I need you to understand that you are worthy of love. You are worthy of this life, and all the gifts that come with it. You are worthy of the good stuff. You deserve to feel safe, I know sometimes you feel lost in the woodwork, lost in the chaos. that’s where you spent a lot of your life. You don’t need chaos. You have never thrived in chaos, and you likely wont now. It’s scary to face the unknown. While you look forward at your future, I want you to do so with the knowledge that you deserve love. You deserve safety. You deserve authenticity. You deserve all of these things solely because you exist. You don’t need to achieve huge things in order to get love and security.

In this moment, I want you to remember that life is unpredictable. You don’t need to live in fear of unpredictability. You don’t need to live your life prepared for the worst. Sometimes, the worst happens. All you can do, and all I am asking of you, is to show up to the best of your ability today. Show up and know within you that you are worthy of love and belonging. You have things to say and things to do and people to help. Let your voice be heard. Speak up. Speak up for the people who are like you, the people who are fearful and unsure. Speak up most of all for yourself.
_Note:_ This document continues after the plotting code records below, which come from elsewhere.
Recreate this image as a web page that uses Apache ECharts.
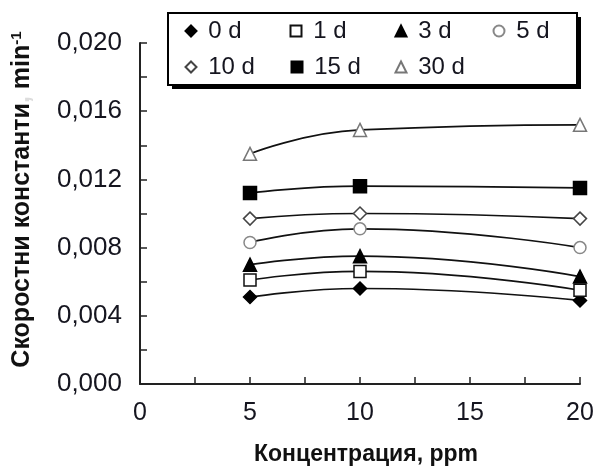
<!DOCTYPE html>
<html>
<head>
<meta charset="utf-8">
<script src="https://cdn.jsdelivr.net/npm/echarts@6/dist/echarts.min.js"></script>
<style>
  html, body { margin: 0; padding: 0; background: #fff; }
  #chart { width: 596px; height: 468px; }
</style>
</head>
<body>
<div id="chart"></div>
<script>
// Concentrations (ppm) at which the rate constants were measured
const concentrations = [5, 10, 20];

// Rate constants (min^-1) for each storage time
const series0d  = [0.0051, 0.0056, 0.0049];
const series1d  = [0.0061, 0.0066, 0.0055];
const series3d  = [0.0070, 0.0075, 0.0063];
const series5d  = [0.0083, 0.0091, 0.0080];
const series10d = [0.0097, 0.0100, 0.0097];
const series15d = [0.0112, 0.0116, 0.0115];
const series30d = [0.0135, 0.0149, 0.0152];

const seriesNames = ['0 d', '1 d', '3 d', '5 d', '10 d', '15 d', '30 d'];

const FONT = 'Liberation Sans, Arial, sans-serif';
const TEXT = '#15151f';

// marker appearance per series: [symbol, fill, border, size]
const markers = [
  ['diamond',  '#000', '#000', 13],
  ['rect',     '#fff', '#111', 12],
  ['triangle', '#000', '#000', 13],
  ['circle',   '#fff', '#888', 12],
  ['diamond',  '#fff', '#444', 13],
  ['rect',     '#000', '#000', 13],
  ['triangle', '#fff', '#777', 13]
];

// legend slot for each series: [icon centre x, row centre y]
const legendSlots = [
  [190, 33], [295, 33], [400, 33], [498, 33],
  [190, 69], [296, 69], [400, 69]
];

const values = [series0d, series1d, series3d, series5d, series10d, series15d, series30d];

const chartSeries = values.map((vals, i) => ({
  name: seriesNames[i],
  type: 'line',
  smooth: 0.5,
  data: concentrations.map((c, k) => [c, vals[k]]),
  symbol: markers[i][0],
  symbolSize: markers[i][3],
  showAllSymbol: true,
  lineStyle: { color: '#111', width: 1.7 },
  itemStyle: { color: markers[i][1], borderColor: markers[i][2], borderWidth: 1.5 },
  z: 3
}));

const ICON = 11;
const legends = seriesNames.map((n, i) => ({
  data: [{ name: n, icon: markers[i][0] }],
  left: legendSlots[i][0] - ICON / 2,
  top: legendSlots[i][1] - 14,
  itemWidth: ICON,
  itemHeight: ICON,
  padding: 0,
  z: 5,
  formatter: name => ' ' + name,
  textStyle: { fontFamily: FONT, fontSize: 24, color: TEXT }
}));

const chart = echarts.init(document.getElementById('chart'), null, { renderer: 'canvas' });
chart.setOption({
  animation: false,
  backgroundColor: '#fff',
  grid: { left: 140, right: 16, top: 43, bottom: 84, containLabel: false, outerBoundsMode: 'none' },
  graphic: [
    // legend frame with its drop shadow
    { type: 'rect', z: 1, shape: { x: 172, y: 17, width: 409, height: 72 }, style: { fill: '#000' } },
    { type: 'rect', z: 2, shape: { x: 168, y: 13, width: 409, height: 72 },
      style: { fill: '#fff', stroke: '#000', lineWidth: 2 } }
  ],
  legend: legends,
  xAxis: {
    type: 'value',
    min: 0, max: 20, interval: 2.5,
    name: 'Концентрация, ppm',
    nameLocation: 'middle',
    nameGap: 59,
    nameTextStyle: { fontFamily: FONT, fontSize: 23, fontWeight: 'bold', color: '#111', padding: [0, 0, 0, 12] },
    axisLine: { lineStyle: { color: '#222', width: 2 } },
    axisTick: { inside: true, length: 7, lineStyle: { color: '#222', width: 1.5 } },
    axisLabel: {
      margin: 17, fontFamily: FONT, fontSize: 25, color: TEXT,
      formatter: v => (v % 5 === 0 ? String(v) : '')
    },
    splitLine: { show: false }
  },
  yAxis: {
    type: 'value',
    min: 0, max: 0.02, interval: 0.002,
    name: 'Скоростни константи{c|,} min{sup|-1}',
    nameLocation: 'middle',
    nameRotate: 90,
    nameGap: 104,
    nameTextStyle: {
      fontFamily: FONT, fontSize: 25, fontWeight: 'bold', color: '#111',
      padding: [0, 0, 0, 28],
      rich: {
        c: { fontFamily: FONT, fontSize: 25, fontWeight: 'bold', color: '#ddd' },
        sup: { fontFamily: FONT, fontSize: 15, fontWeight: 'bold', color: '#111', verticalAlign: 'top', padding: [0, 0, 12, 0] }
      }
    },
    axisLine: { show: true, lineStyle: { color: '#222', width: 2 } },
    axisTick: { show: true, inside: true, length: 7, lineStyle: { color: '#222', width: 1.5 } },
    axisLabel: {
      margin: 18, fontFamily: FONT, fontSize: 26, color: TEXT,
      formatter: v => (Math.round(v * 1000) % 4 === 0 ? v.toFixed(3).replace('.', ',') : '')
    },
    splitLine: { show: false }
  },
  series: chartSeries
});
</script>
</body>
</html>
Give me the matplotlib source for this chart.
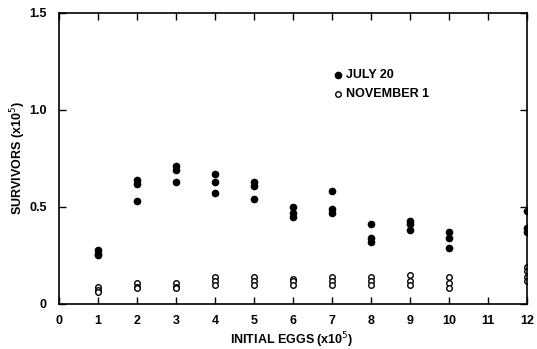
import numpy as np
import matplotlib.pyplot as plt

plt.rcParams['font.family'] = ['Liberation Sans', 'DejaVu Sans']

# July 20 survivors (x10^5) at each initial egg density (x10^5)
july_x = [1, 1, 1, 2, 2, 2, 3, 3, 3, 4, 4, 4, 5, 5, 5, 6, 6, 6,
          7, 7, 7, 8, 8, 8, 9, 9, 9, 10, 10, 10, 12, 12, 12]
july_y = [0.28, 0.26, 0.25, 0.64, 0.62, 0.53, 0.71, 0.69, 0.63,
          0.67, 0.63, 0.57, 0.63, 0.61, 0.54, 0.50, 0.47, 0.45,
          0.58, 0.49, 0.47, 0.41, 0.34, 0.32, 0.43, 0.41, 0.38,
          0.37, 0.34, 0.29, 0.48, 0.39, 0.37]

# November 1 survivors
nov_x = [1, 1, 1, 2, 2, 2, 3, 3, 3, 4, 4, 4, 5, 5, 5, 6, 6, 6,
         7, 7, 7, 8, 8, 8, 9, 9, 9, 10, 10, 10, 12, 12, 12, 12]
nov_y = [0.09, 0.07, 0.06, 0.11, 0.09, 0.08, 0.11, 0.09, 0.08,
         0.14, 0.12, 0.10, 0.14, 0.12, 0.10, 0.13, 0.12, 0.10,
         0.14, 0.12, 0.10, 0.14, 0.12, 0.10, 0.15, 0.12, 0.10,
         0.14, 0.11, 0.08, 0.19, 0.17, 0.14, 0.12]

xticks = list(range(13))
xticklabels = ['0', '1', '2', '3', '4', '5', '6', '7', '8', '9', '10', '11', '12']
yticks = [0, 0.5, 1.0, 1.5]
yticklabels = ['0', '0.5', '1.0', '1.5']

fig = plt.figure(figsize=(5.37, 3.49), dpi=100)
ax = fig.add_axes([0.110, 0.129, 0.871, 0.834])

ax.plot(july_x, july_y, 'o', color='black', markersize=4.5, linestyle='none')
ax.plot(nov_x, nov_y, 'o', markerfacecolor='white', markeredgecolor='black',
        markeredgewidth=1.0, markersize=4, linestyle='none')

ax.set_xlim(0, 12)
ax.set_ylim(0, 1.5)
ax.set_xticks(xticks)
ax.set_xticklabels(xticklabels, fontsize=9, fontweight='bold')
ax.set_yticks(yticks)
ax.set_yticklabels(yticklabels, fontsize=9, fontweight='bold')
ax.tick_params(direction='in', length=5, width=1, top=True, right=True)
ax.tick_params(axis='x', pad=8)
ax.tick_params(axis='y', pad=9)
for s in ax.spines.values():
    s.set_linewidth(1.2)

ax.set_xlabel('INITIAL EGGS (x10$^5$)', fontsize=9, fontweight='bold')
ax.xaxis.set_label_coords(0.498, -0.092)
ax.set_ylabel('SURVIVORS (x10$^5$)', fontsize=9, fontweight='bold')
ax.yaxis.set_label_coords(-0.066, 0.5)

# legend drawn as markers + text
ax.plot([7.15], [1.18], 'o', color='black', markersize=4.5)
ax.plot([7.15], [1.08], 'o', markerfacecolor='white', markeredgecolor='black', markersize=4)
ax.text(7.35, 1.18, 'JULY 20', fontsize=9, fontweight='bold', va='center')
ax.text(7.35, 1.08, 'NOVEMBER 1', fontsize=9, fontweight='bold', va='center')

fig.savefig('out.png', dpi=100)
Take action. Even when the most action you can take is to breath in and breath out. I know the future is freaking you out right now. A lot is happening. Here’s the thing– the future is going to happen whether you are ready for it or not. I know, I know, that sucks. Remember that it’s also beautiful and wonderful. Remember that it’s only going to happen one day at a time. So all you need to do is take it one day at a time. Do what you can today. Ask for help when you need it. Keep dancing.